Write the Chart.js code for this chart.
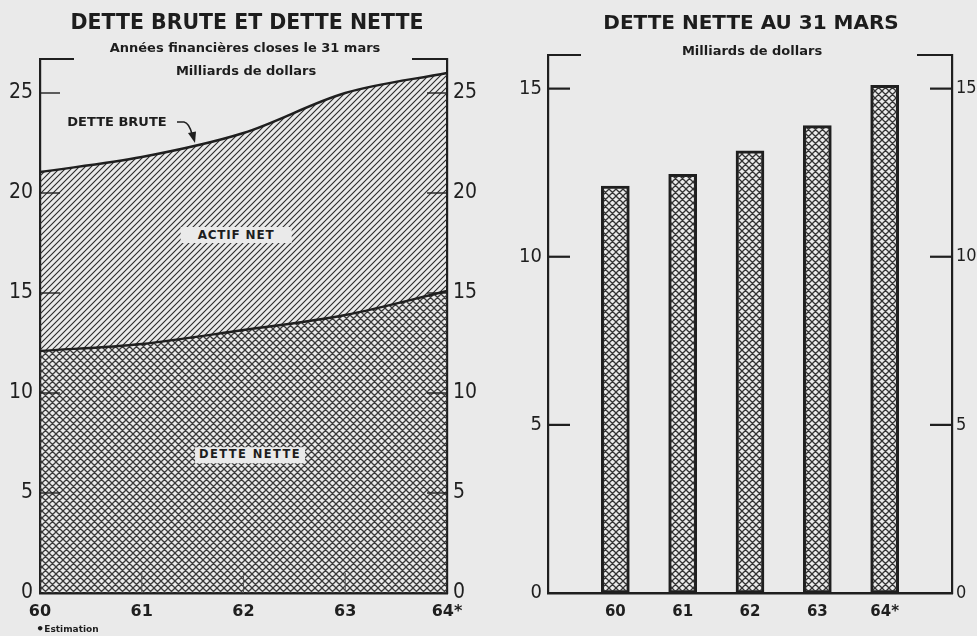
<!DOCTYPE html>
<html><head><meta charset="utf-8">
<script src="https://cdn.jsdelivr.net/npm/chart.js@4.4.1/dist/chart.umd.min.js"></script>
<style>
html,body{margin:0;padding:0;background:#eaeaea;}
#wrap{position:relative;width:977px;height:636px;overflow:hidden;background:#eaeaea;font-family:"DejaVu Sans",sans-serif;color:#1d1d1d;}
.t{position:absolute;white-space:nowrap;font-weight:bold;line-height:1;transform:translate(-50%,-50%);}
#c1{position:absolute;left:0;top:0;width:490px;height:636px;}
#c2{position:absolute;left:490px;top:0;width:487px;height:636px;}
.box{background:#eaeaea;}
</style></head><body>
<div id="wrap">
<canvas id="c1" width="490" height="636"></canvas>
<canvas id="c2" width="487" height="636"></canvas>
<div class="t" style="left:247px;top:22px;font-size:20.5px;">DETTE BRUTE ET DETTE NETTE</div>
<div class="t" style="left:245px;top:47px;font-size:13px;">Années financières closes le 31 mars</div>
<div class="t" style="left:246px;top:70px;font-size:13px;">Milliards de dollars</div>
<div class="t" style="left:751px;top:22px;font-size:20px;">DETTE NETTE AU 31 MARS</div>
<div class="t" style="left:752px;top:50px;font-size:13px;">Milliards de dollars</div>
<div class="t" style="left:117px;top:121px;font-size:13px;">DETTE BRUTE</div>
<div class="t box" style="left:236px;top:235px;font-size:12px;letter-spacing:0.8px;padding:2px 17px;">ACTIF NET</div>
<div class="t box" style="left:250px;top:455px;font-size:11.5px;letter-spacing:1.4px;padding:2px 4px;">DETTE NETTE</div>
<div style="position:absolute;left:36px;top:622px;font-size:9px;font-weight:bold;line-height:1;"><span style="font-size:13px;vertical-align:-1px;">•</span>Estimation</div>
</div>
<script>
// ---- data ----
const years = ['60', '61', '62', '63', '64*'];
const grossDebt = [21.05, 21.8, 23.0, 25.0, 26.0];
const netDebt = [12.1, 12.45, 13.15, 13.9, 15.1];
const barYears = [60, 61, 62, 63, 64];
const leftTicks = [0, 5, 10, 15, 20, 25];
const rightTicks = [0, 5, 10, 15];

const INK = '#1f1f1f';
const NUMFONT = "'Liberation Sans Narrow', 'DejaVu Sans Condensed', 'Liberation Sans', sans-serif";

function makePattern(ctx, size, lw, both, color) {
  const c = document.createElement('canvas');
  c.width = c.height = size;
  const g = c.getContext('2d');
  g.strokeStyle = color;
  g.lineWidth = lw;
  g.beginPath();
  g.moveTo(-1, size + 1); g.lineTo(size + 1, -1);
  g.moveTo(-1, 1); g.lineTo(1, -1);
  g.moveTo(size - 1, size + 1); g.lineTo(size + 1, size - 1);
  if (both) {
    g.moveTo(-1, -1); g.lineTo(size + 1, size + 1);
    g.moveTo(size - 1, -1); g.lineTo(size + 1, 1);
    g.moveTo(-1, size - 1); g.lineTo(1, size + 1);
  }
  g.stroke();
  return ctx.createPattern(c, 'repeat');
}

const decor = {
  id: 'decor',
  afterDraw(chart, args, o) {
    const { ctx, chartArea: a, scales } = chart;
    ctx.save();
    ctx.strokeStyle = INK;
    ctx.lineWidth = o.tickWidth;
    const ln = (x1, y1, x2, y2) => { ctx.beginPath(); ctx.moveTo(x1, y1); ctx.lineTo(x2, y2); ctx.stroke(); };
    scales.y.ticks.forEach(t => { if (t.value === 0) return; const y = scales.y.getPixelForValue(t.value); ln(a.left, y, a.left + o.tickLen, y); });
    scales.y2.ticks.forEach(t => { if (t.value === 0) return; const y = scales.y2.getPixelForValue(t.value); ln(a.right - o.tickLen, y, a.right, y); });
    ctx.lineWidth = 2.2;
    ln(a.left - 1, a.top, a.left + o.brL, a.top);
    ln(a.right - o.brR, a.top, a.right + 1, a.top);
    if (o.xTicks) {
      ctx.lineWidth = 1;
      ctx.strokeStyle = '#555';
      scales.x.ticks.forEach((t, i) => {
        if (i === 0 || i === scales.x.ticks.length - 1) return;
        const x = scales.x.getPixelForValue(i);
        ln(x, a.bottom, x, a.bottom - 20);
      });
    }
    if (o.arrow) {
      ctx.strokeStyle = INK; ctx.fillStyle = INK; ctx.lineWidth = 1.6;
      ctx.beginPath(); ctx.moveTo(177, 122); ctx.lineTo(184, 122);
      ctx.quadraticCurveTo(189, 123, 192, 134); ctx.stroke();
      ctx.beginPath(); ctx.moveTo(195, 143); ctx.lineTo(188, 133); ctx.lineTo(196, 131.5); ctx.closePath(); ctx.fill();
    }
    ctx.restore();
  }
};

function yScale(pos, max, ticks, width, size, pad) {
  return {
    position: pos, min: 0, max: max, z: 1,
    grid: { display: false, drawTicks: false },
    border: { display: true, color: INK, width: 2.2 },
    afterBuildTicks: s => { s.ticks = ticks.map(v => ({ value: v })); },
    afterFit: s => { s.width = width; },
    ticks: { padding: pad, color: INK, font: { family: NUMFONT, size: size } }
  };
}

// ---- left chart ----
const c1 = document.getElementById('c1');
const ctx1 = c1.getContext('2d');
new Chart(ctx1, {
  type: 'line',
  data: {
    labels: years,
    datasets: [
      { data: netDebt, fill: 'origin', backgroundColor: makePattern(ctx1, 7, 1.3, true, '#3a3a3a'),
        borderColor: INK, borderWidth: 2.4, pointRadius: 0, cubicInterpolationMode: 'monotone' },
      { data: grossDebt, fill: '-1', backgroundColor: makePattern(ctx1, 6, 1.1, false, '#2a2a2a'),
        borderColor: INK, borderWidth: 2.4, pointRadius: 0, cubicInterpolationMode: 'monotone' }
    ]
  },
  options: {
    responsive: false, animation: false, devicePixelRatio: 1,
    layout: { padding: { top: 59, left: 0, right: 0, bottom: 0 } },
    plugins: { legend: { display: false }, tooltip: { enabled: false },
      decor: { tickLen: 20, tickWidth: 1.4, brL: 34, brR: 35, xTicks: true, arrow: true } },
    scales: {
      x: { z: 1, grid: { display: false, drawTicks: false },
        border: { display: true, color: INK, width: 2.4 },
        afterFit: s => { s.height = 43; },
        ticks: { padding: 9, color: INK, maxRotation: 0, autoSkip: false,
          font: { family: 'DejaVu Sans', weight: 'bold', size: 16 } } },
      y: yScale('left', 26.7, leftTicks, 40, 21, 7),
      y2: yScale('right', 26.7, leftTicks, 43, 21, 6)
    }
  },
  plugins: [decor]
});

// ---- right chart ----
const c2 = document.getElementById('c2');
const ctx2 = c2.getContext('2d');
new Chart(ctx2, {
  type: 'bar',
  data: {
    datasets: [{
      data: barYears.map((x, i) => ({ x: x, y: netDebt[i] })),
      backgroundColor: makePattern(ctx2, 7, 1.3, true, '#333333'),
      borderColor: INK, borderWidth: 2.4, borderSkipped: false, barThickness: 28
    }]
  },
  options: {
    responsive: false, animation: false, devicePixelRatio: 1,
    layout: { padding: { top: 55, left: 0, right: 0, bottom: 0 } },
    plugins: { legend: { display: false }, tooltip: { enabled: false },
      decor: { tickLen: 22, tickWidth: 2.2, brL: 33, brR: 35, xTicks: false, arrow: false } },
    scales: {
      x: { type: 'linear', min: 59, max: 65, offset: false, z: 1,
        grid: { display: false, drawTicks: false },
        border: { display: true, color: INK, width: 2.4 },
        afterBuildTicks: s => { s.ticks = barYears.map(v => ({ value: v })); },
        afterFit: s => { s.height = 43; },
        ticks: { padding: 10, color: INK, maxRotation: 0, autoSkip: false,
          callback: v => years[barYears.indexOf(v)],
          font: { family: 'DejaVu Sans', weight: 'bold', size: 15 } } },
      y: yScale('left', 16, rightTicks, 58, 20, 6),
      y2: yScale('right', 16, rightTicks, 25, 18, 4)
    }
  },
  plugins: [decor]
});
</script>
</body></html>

==*==

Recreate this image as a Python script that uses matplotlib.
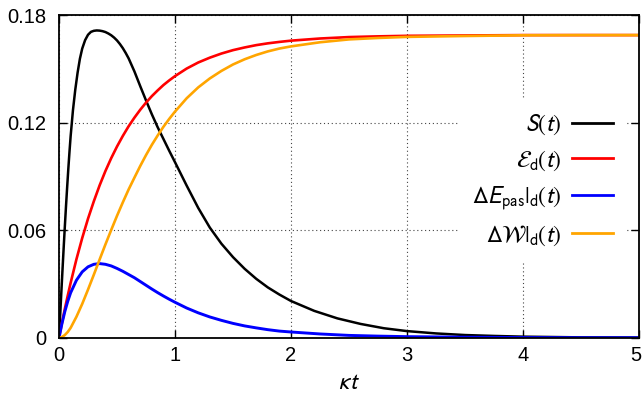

==*==

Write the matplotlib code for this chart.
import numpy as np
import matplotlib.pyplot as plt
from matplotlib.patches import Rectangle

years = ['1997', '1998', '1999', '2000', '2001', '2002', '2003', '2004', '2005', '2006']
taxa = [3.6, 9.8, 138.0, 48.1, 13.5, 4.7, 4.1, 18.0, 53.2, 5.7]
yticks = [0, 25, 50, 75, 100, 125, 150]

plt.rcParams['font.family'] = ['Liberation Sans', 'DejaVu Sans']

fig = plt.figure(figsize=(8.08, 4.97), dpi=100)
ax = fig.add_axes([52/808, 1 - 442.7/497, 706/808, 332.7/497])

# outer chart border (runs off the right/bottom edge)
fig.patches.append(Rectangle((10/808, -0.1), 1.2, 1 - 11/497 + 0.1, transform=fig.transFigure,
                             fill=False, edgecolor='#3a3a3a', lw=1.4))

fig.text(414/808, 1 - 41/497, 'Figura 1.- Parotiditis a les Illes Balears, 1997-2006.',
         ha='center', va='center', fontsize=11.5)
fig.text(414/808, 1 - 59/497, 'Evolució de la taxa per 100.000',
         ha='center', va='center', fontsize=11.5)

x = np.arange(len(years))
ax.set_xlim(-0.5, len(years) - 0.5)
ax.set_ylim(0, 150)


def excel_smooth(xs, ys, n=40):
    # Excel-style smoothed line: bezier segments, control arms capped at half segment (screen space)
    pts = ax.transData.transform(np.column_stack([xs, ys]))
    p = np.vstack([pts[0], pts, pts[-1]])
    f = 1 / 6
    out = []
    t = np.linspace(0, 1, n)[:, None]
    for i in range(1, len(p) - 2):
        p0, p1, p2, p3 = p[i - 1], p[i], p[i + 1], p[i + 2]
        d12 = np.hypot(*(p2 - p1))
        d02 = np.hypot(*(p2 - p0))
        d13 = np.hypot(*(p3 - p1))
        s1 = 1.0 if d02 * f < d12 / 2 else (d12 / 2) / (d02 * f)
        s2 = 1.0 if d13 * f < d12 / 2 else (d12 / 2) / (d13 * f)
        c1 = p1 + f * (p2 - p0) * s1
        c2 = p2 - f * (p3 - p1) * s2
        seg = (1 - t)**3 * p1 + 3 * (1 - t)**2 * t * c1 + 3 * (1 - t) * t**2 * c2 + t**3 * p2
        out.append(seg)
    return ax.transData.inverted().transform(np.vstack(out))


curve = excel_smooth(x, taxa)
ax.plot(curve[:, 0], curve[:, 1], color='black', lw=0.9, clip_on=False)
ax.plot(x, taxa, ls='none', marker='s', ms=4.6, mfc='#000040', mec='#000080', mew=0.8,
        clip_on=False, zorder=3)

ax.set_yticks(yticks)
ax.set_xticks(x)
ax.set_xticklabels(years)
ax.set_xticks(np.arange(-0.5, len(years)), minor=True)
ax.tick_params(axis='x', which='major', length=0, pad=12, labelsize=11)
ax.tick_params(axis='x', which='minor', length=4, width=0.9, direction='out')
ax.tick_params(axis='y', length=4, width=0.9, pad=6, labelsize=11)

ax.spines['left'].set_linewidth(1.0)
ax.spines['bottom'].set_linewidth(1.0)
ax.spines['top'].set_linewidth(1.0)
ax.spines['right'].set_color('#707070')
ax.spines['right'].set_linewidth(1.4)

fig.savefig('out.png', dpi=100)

==*==

Task prompt:
Only the lines running from the line with "Write the matplotlib code for this chart." through the line with "plt.rcParams['font.family'] = ['Liberation" should be repeated, exactly and with both ends kept.

Complete output:
Write the matplotlib code for this chart.
import numpy as np
import matplotlib.pyplot as plt
from matplotlib.patches import Rectangle

years = ['1997', '1998', '1999', '2000', '2001', '2002', '2003', '2004', '2005', '2006']
taxa = [3.6, 9.8, 138.0, 48.1, 13.5, 4.7, 4.1, 18.0, 53.2, 5.7]
yticks = [0, 25, 50, 75, 100, 125, 150]

plt.rcParams['font.family'] = ['Liberation Sans', 'DejaVu Sans']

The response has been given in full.